**TASK DESCRIPTION**: An exact copy of all the data is required, with pictures left out.

(Plotting code records)
═══

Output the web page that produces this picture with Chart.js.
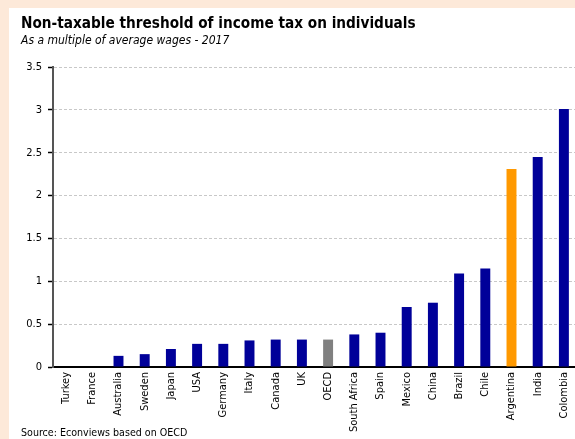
<!DOCTYPE html>
<html>
<head>
<meta charset="utf-8">
<script src="https://cdn.jsdelivr.net/npm/chart.js@4"></script>
<style>
  html, body { margin: 0; padding: 0; }
  body { width: 575px; height: 439px; overflow: hidden; background: #fde9d9; position: relative; }
  #panel { position: absolute; left: 9px; top: 8px; width: 580px; height: 431px; background: #fff; }
  #chartBox { position: absolute; left: 0; top: 0; width: 575px; height: 431px; }
  .txt { position: absolute; left: 12px; font-family: "DejaVu Sans Condensed", "DejaVu Sans", sans-serif; color: #000; white-space: nowrap; z-index: 2; }
  #title { top: 6px; font-size: 15.2px; font-weight: bold; }
  #subtitle { top: 25px; font-size: 12px; font-style: italic; }
  #source { top: 418px; font-size: 10.6px; }
</style>
</head>
<body>
<div id="panel">
  <div id="title" class="txt">Non-taxable threshold of income tax on individuals</div>
  <div id="subtitle" class="txt">As a multiple of average wages - 2017</div>
  <div id="chartBox"><canvas id="myChart"></canvas></div>
  <div id="source" class="txt">Source: Econviews based on OECD</div>
</div>
<script>
  var countries = ['Turkey', 'France', 'Australia', 'Sweden', 'Japan', 'USA', 'Germany', 'Italy', 'Canada', 'UK',
                   'OECD', 'South Africa', 'Spain', 'Mexico', 'China', 'Brazil', 'Chile', 'Argentina', 'India', 'Colombia'];
  var threshold = [0, 0, 0.13, 0.15, 0.21, 0.27, 0.27, 0.31, 0.32, 0.32,
                   0.32, 0.38, 0.40, 0.70, 0.75, 1.09, 1.15, 2.31, 2.45, 3.01];
  var yTicks = [0, 0.5, 1, 1.5, 2, 2.5, 3, 3.5];

  // OECD average in grey, Argentina highlighted, the rest navy
  var barColors = countries.map(function (c) {
    if (c == 'OECD') return '#808080';
    if (c == 'Argentina') return '#ff9900';
    return '#000099';
  });

  var fontName = '"DejaVu Sans Condensed", "DejaVu Sans", sans-serif';
  Chart.defaults.font.family = fontName;
  Chart.defaults.color = '#000';

  var canvas = document.getElementById('myChart');
  new Chart(canvas, {
    type: 'bar',
    data: {
      labels: countries,
      datasets: [{
        data: threshold,
        backgroundColor: barColors,
        borderWidth: 0,
        barPercentage: 0.76,
        categoryPercentage: 0.5
      }]
    },
    options: {
      responsive: true,
      maintainAspectRatio: false,
      animation: false,
      layout: { padding: { top: 59, right: 7, left: 0, bottom: 0 } },
      plugins: {
        legend: { display: false },
        tooltip: { enabled: false }
      },
      scales: {
        x: {
          grid: { display: false, drawTicks: false },
          border: { display: true, color: '#000', width: 2 },
          ticks: {
            autoSkip: false,
            maxRotation: 90,
            minRotation: 90,
            padding: 5,
            font: { size: 11 }
          },
          afterFit: function (scale) { scale.height = 72; }
        },
        y: {
          min: 0,
          max: 3.5,
          afterBuildTicks: function (scale) {
            scale.ticks = yTicks.map(function (v) { return { value: v }; });
          },
          grid: {
            color: '#c8c8c8',
            tickColor: '#000',
            tickLength: 5,
            tickWidth: 1.5,
            lineWidth: 1
          },
          border: { display: true, color: '#555', width: 2, dash: [3, 2] },
          ticks: {
            padding: 6,
            font: { size: 11 },
            callback: function (v) { return String(v); }
          },
          afterFit: function (scale) { scale.width = 44; }
        }
      }
    }
  });
</script>
</body>
</html>
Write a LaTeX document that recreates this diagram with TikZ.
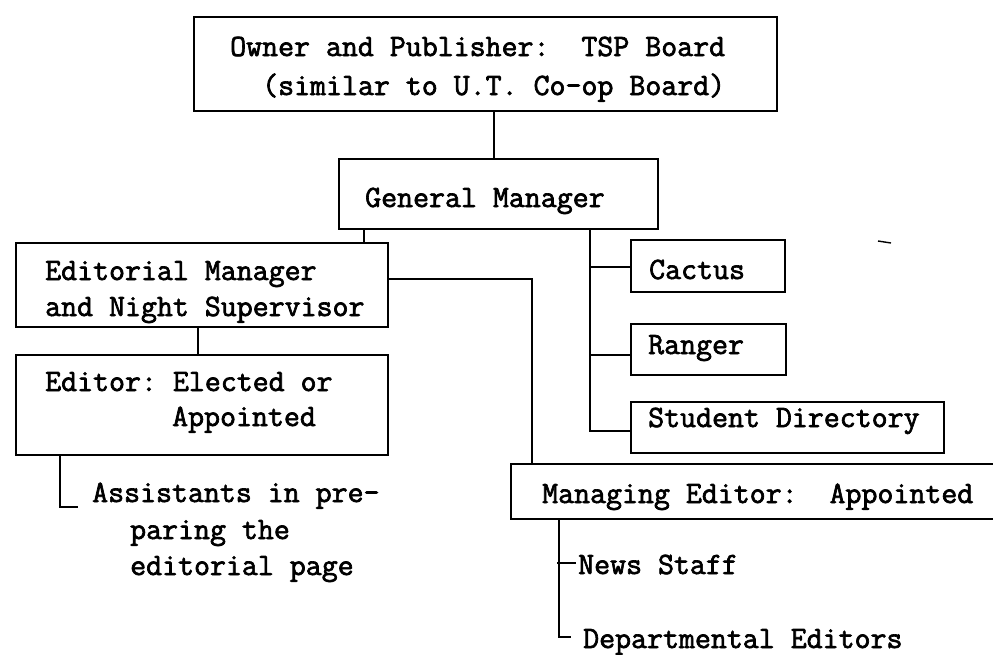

═══

**OUTPUT FOR THIS TASK**:
Output the web page that produces this picture with Chart.js.
<!DOCTYPE html>
<html>
<head>
<meta charset="utf-8">
<script src="https://cdn.jsdelivr.net/npm/chart.js@4"></script>
<style>
  html, body { margin: 0; padding: 0; }
  body { width: 575px; height: 439px; overflow: hidden; background: #fde9d9; position: relative; }
  #panel { position: absolute; left: 9px; top: 8px; width: 580px; height: 431px; background: #fff; }
  #chartBox { position: absolute; left: 0; top: 0; width: 575px; height: 431px; }
  .txt { position: absolute; left: 12px; font-family: "DejaVu Sans Condensed", "DejaVu Sans", sans-serif; color: #000; white-space: nowrap; z-index: 2; }
  #title { top: 6px; font-size: 15.2px; font-weight: bold; }
  #subtitle { top: 25px; font-size: 12px; font-style: italic; }
  #source { top: 418px; font-size: 10.6px; }
</style>
</head>
<body>
<div id="panel">
  <div id="title" class="txt">Non-taxable threshold of income tax on individuals</div>
  <div id="subtitle" class="txt">As a multiple of average wages - 2017</div>
  <div id="chartBox"><canvas id="myChart"></canvas></div>
  <div id="source" class="txt">Source: Econviews based on OECD</div>
</div>
<script>
  var countries = ['Turkey', 'France', 'Australia', 'Sweden', 'Japan', 'USA', 'Germany', 'Italy', 'Canada', 'UK',
                   'OECD', 'South Africa', 'Spain', 'Mexico', 'China', 'Brazil', 'Chile', 'Argentina', 'India', 'Colombia'];
  var threshold = [0, 0, 0.13, 0.15, 0.21, 0.27, 0.27, 0.31, 0.32, 0.32,
                   0.32, 0.38, 0.40, 0.70, 0.75, 1.09, 1.15, 2.31, 2.45, 3.01];
  var yTicks = [0, 0.5, 1, 1.5, 2, 2.5, 3, 3.5];

  // OECD average in grey, Argentina highlighted, the rest navy
  var barColors = countries.map(function (c) {
    if (c == 'OECD') return '#808080';
    if (c == 'Argentina') return '#ff9900';
    return '#000099';
  });

  var fontName = '"DejaVu Sans Condensed", "DejaVu Sans", sans-serif';
  Chart.defaults.font.family = fontName;
  Chart.defaults.color = '#000';

  var canvas = document.getElementById('myChart');
  new Chart(canvas, {
    type: 'bar',
    data: {
      labels: countries,
      datasets: [{
        data: threshold,
        backgroundColor: barColors,
        borderWidth: 0,
        barPercentage: 0.76,
        categoryPercentage: 0.5
      }]
    },
    options: {
      responsive: true,
      maintainAspectRatio: false,
      animation: false,
      layout: { padding: { top: 59, right: 7, left: 0, bottom: 0 } },
      plugins: {
        legend: { display: false },
        tooltip: { enabled: false }
      },
      scales: {
        x: {
          grid: { display: false, drawTicks: false },
          border: { display: true, color: '#000', width: 2 },
          ticks: {
            autoSkip: false,
            maxRotation: 90,
            minRotation: 90,
            padding: 5,
            font: { size: 11 }
          },
          afterFit: function (scale) { scale.height = 72; }
        },
        y: {
          min: 0,
          max: 3.5,
          afterBuildTicks: function (scale) {
            scale.ticks = yTicks.map(function (v) { return { value: v }; });
          },
          grid: {
            color: '#c8c8c8',
            tickColor: '#000',
            tickLength: 5,
            tickWidth: 1.5,
            lineWidth: 1
          },
          border: { display: true, color: '#555', width: 2, dash: [3, 2] },
          ticks: {
            padding: 6,
            font: { size: 11 },
            callback: function (v) { return String(v); }
          },
          afterFit: function (scale) { scale.width = 44; }
        }
      }
    }
  });
</script>
</body>
</html>
Write a LaTeX document that recreates this diagram with TikZ.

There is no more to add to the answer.